WRITTEN EXERCISE: Give only the number of lines that hold the word "this".
### INFORMATION SUPPLIED
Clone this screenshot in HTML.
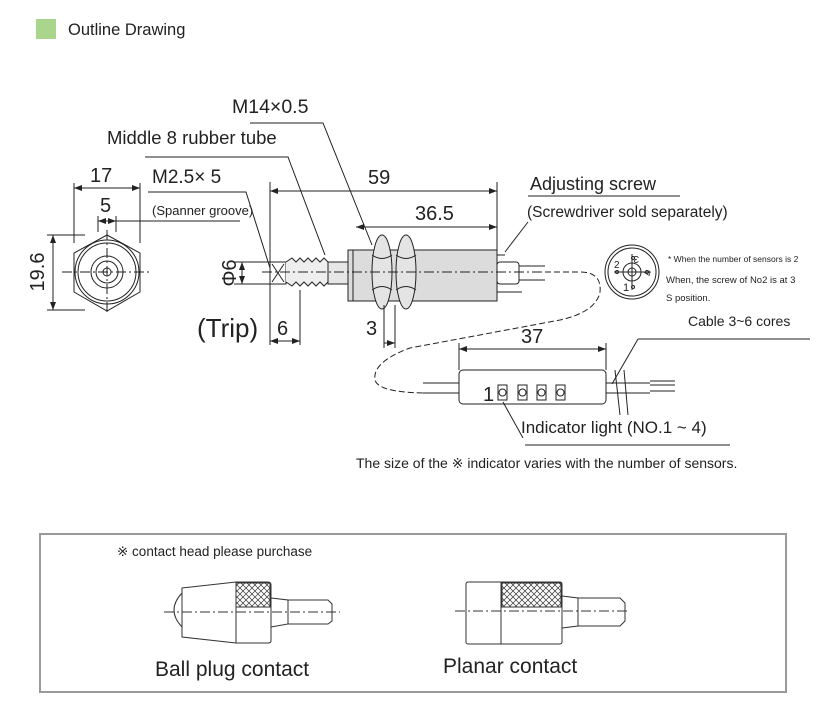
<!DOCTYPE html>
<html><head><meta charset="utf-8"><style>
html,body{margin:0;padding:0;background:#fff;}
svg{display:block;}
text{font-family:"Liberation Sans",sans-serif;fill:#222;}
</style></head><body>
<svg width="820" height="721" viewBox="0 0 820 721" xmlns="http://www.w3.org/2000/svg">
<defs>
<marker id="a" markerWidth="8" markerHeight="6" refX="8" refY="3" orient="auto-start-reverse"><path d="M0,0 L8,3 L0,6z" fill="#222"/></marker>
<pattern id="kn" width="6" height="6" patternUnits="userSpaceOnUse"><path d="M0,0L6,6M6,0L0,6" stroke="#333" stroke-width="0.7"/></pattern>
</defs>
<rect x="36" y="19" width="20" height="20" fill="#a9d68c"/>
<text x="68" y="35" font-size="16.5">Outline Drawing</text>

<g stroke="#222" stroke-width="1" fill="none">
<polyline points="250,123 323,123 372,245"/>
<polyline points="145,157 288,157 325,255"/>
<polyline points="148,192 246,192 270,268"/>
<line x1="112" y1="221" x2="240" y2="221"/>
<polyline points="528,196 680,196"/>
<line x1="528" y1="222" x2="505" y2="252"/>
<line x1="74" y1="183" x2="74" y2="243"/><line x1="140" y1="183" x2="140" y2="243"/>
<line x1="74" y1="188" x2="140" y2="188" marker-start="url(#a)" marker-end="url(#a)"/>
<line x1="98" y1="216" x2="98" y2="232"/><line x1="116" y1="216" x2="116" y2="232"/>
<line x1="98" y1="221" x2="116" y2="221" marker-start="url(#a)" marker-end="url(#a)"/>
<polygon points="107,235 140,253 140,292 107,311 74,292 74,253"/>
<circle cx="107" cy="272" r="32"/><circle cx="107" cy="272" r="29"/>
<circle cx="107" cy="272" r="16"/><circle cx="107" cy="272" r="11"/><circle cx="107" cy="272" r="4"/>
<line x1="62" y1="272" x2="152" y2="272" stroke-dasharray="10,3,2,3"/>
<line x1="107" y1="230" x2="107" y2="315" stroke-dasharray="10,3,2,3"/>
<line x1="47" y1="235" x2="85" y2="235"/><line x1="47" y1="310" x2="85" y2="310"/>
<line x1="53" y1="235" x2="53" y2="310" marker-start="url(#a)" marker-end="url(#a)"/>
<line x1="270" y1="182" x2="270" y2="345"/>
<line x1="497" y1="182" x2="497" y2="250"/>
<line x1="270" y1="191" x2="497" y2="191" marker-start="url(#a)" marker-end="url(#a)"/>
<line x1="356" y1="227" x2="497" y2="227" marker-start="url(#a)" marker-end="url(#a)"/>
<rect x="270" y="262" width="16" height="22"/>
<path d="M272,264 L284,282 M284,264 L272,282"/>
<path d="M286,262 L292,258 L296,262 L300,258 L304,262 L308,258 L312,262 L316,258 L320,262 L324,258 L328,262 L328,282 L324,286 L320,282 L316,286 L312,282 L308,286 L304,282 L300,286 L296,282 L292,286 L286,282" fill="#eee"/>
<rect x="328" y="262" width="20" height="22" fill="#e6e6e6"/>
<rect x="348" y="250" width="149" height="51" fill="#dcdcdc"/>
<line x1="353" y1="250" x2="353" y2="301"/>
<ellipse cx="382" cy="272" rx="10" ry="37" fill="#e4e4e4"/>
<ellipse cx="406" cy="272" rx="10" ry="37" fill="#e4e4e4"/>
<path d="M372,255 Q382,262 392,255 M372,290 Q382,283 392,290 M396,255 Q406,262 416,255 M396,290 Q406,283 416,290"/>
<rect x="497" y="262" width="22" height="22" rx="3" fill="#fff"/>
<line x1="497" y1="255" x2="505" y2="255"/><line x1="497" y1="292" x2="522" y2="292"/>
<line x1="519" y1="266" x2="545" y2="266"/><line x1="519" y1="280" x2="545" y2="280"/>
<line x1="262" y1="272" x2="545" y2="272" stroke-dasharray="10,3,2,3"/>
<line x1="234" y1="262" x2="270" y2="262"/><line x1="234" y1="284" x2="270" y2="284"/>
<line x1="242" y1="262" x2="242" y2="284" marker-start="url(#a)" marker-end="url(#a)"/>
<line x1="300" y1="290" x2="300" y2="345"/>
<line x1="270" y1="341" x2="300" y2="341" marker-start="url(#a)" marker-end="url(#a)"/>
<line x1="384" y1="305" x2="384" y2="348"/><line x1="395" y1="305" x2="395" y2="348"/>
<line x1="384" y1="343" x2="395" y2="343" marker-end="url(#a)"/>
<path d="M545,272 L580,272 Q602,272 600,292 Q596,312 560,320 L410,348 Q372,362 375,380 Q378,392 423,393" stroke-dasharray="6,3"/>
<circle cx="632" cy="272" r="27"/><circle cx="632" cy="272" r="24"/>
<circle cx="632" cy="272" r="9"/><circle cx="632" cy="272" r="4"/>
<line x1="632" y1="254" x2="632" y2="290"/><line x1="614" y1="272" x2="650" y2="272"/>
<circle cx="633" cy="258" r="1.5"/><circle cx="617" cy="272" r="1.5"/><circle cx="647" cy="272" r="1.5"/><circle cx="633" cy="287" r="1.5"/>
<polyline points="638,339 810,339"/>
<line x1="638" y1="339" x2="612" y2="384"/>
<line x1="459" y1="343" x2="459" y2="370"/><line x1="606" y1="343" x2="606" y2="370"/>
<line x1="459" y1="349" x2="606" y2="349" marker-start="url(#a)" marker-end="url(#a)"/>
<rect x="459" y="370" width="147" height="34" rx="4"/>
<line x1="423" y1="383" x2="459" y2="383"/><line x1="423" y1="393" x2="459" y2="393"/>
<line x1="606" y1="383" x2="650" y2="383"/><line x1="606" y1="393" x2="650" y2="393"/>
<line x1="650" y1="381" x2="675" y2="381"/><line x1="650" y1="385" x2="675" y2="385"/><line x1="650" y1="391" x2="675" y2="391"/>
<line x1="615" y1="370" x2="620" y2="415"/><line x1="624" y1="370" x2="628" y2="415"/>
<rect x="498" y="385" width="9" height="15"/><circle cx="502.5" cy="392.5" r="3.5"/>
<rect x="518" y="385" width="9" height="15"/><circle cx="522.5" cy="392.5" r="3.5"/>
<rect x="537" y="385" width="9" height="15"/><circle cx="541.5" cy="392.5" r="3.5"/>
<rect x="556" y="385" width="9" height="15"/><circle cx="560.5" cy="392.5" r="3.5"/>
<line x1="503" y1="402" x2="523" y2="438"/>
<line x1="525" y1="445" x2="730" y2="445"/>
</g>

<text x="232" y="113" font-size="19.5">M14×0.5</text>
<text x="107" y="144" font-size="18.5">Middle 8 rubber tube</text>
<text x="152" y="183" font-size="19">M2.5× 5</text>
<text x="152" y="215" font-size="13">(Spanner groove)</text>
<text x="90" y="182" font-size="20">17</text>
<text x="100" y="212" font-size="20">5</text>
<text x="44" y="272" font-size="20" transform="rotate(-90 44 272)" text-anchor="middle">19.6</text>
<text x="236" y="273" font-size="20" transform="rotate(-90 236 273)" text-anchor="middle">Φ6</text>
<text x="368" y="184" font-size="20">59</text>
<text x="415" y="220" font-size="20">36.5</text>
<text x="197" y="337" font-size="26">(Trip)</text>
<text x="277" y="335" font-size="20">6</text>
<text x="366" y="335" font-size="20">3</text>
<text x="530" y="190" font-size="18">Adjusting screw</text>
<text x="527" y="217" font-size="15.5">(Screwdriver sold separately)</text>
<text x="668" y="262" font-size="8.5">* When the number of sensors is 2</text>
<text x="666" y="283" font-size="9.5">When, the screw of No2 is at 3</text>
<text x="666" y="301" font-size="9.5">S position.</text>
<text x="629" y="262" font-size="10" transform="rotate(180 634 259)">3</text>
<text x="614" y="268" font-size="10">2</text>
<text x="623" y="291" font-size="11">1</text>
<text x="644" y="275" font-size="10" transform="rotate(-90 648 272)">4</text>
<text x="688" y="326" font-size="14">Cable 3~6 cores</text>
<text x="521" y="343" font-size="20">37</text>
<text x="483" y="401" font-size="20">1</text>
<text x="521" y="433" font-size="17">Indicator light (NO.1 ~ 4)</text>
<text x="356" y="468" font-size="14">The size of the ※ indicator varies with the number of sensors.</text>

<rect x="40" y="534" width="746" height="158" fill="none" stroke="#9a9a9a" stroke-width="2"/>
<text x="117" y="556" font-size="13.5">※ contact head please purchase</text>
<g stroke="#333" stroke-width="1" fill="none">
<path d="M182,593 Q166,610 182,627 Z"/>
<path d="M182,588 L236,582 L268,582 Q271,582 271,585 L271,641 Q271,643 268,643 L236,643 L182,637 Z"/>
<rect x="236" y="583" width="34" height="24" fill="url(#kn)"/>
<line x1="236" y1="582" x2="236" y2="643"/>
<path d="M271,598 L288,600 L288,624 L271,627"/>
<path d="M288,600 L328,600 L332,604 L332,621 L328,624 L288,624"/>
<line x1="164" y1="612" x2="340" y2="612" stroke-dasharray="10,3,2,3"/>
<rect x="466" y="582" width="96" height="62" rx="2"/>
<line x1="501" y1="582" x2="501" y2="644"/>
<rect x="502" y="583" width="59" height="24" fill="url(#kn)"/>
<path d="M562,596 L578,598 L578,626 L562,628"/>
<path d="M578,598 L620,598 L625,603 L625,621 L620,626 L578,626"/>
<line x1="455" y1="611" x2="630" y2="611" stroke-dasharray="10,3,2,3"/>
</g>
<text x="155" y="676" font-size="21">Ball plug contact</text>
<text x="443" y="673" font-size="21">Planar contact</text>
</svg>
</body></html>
######
### INFORMATION SUPPLIED
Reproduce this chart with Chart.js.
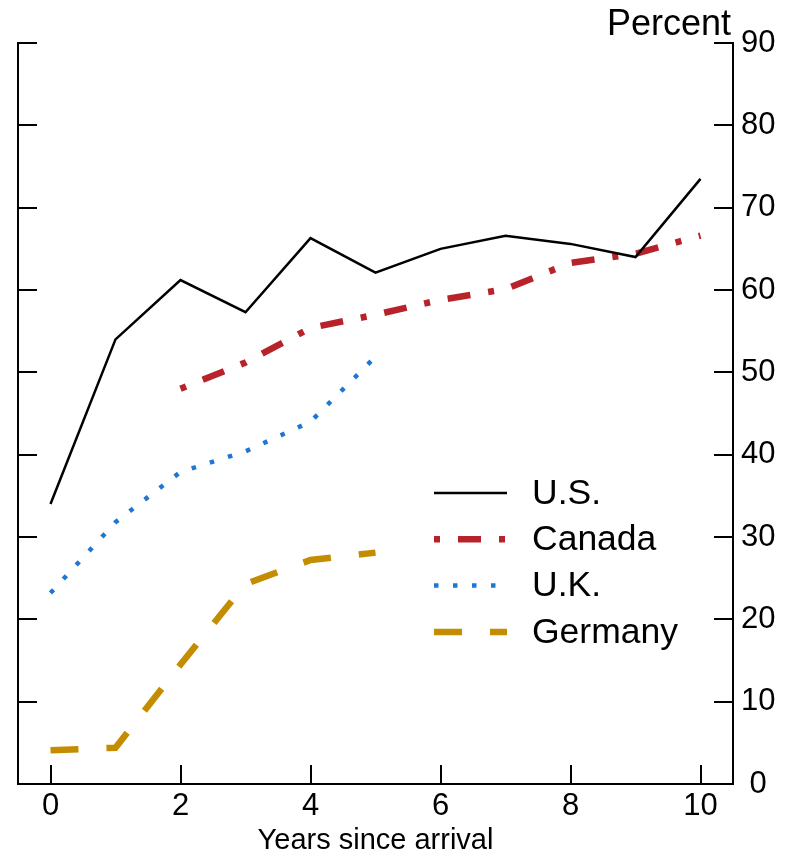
######
### INFORMATION SUPPLIED
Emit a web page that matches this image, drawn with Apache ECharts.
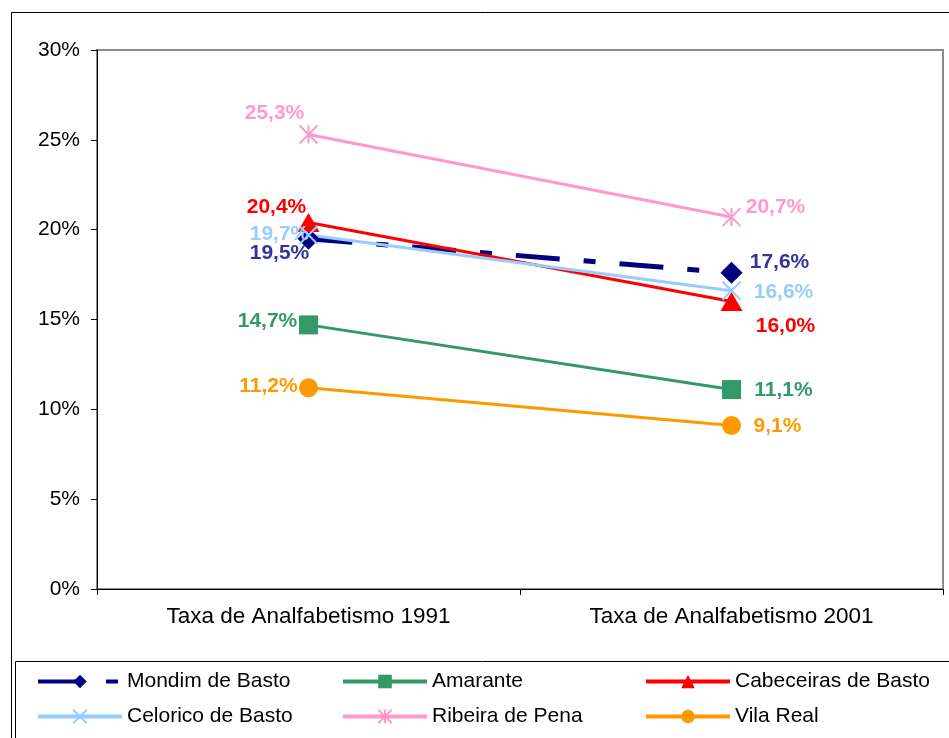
######
THE COMPLETED TASK: 3